My husband and I took up residence at The Life Heritage Resort. The rooms are designed with a definitive modern palate, although the exterior oozed old-world imperial charm. But we didn’t come here for the hotel, we came to see the city.
Hoi An is a small town, but it is chock full of small arts and crafts stores and tailors who can riff off any designs you may be coveting. In truth, it’s a tourist trap. It’s a great place to walk around for the day and pick up some unique souvenirs -- we made out with some lanterns, and kitchenwares -- but it isn’t a place that you can take up residency for too long without getting bored of the hawkers and their calls.

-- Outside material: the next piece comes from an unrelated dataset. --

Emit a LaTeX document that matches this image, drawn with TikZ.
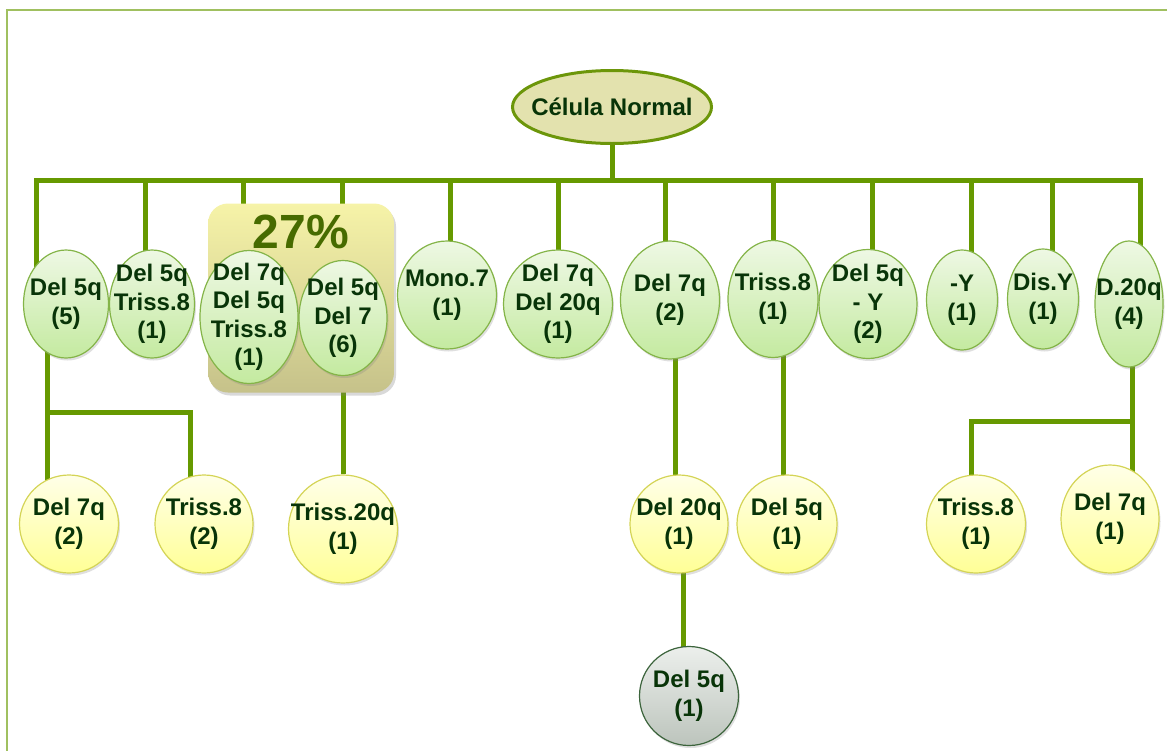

On our second day, therefore, we visited the nearby China Beach. This long stretch of sand was perfect for strolling, and I especially enjoyed playing in the cooling waves on a day that soared close to 100 degrees outside. Yes, Vietnam is hot in summer. Hotter than any place I’ve ever been. And remember, this is not a first world country,
so air conditioning is spotty at best ... when it’s available. In fact, a walk from our sun chaise to the ocean resulted in a couple of heat blisters from the sand. It’s hot!!
Back in Hoi An, we spent our last day getting last minute adjustments to some dresses I had made and watching the comings and goings of the market. One remarkable thing is that it seems only women are in charge of the business transactions. We watched women fishing, hauling the catch and selling their vegetables. Where were the men?
There is plenty that we didn’t see in Vietnam, but that only leaves many excuses to return. Beautiful scenery, fresh food and pristine places will beckon us back soon.